La lingua di Linguaggio collaterale è perciò una lingua che svela – o meglio ribadisce – il suo ruolo di insostituibile alleata della guerra in alcuni dei suoi presupposti indispensabili: innanzitutto la trasformazione dell'”altro” in “nemico” e in secondo luogo la creazione o il mantenimento del consenso per chi la guerra la segue da casa dalle immagini televisive dai notiziari e dagli articoli di giornale mediante la riformulazione in termini accettabili o almeno poco visibili di azioni “eticamente problematiche”. Le due strategie hanno maggiore efficacia se accompagnate da un terzo discourse quello della minaccia insidiosa imminente e invisibile (vedi l'antrace) da associare emotivamente al nemico. Tutte queste operazioni linguistiche diventano pervasive soprattutto quando fanno appello a concetti già esistenti e proposti in modo da non risultare problematici al punto che nessuno ritiene di doverli definire. è da questa griglia ideologica che fa ricorso a termini grandiosi ma ambigui (libertà giustizia unità bene e male…) che si sono affermati i conflitti più recenti come forma di vittoria della civiltà sulla barbarie.

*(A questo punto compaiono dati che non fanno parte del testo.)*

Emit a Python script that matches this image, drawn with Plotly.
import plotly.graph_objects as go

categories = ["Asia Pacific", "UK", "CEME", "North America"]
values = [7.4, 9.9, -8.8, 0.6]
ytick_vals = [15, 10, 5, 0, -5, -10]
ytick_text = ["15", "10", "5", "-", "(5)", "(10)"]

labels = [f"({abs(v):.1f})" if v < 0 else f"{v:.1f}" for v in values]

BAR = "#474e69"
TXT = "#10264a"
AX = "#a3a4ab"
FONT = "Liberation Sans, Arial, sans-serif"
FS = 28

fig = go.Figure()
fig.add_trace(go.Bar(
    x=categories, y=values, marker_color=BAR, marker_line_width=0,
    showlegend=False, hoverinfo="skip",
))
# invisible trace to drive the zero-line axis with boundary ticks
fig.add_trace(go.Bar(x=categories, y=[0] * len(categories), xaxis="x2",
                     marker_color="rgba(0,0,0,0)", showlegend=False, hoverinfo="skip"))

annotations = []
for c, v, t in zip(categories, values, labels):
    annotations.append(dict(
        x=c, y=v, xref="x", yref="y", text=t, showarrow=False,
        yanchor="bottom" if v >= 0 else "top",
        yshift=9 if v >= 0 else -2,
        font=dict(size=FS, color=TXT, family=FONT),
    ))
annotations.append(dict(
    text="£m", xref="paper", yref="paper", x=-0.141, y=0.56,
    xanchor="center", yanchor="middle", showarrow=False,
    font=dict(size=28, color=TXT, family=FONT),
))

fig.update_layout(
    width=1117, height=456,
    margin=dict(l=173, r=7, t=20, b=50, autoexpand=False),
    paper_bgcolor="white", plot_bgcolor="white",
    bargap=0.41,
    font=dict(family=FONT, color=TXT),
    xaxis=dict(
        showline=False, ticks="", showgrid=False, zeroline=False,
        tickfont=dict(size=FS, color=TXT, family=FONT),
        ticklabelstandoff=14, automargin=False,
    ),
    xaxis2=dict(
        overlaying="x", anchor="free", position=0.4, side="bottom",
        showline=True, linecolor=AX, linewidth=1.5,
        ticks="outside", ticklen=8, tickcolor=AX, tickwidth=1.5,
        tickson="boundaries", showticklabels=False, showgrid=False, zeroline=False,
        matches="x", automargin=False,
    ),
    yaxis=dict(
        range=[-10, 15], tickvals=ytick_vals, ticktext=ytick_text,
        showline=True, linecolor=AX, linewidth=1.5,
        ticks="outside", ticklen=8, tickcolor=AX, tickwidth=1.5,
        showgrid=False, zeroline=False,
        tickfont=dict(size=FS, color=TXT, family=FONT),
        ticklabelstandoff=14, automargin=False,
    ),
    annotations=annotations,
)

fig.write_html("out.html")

Niente di nuovo si potrebbe osservare rispetto alle lucide osservazioni di Orwell in 1984 sulle basi linguistiche della propaganda e dei totalitarismi. Il rapporto tra lingua e manipolazione è noto a tutti – sebbene il curatore dell'edizione italiana segnali che un numero rilevante di studenti universitari interpellati ignora la derivazione letteraria di “Grande fratello” ritenendolo niente altro che il titolo di un reality show. La novità peculiare che invece sembra emergere dai capitoli di questo volume sulla retorica del lessico politico americano più recente è che esso ci porta a riflettere e a riconoscere un lessico simile anche tra le file del discorso politico europeo che per tradizione culturale è sempre stato piuttosto lontano da tendenze patriottiche tipicamente americane da molti studiosi definite come appartenenti alla tradizione del puritanesimo. E misura del processo di europeizzazione del “patriottismo” – dove essere patriottici significa essere un po' più al sicuro dal “terrorismo” – è anzitutto l'incorporazione nella stampa europea del lessico descritto in questo libro.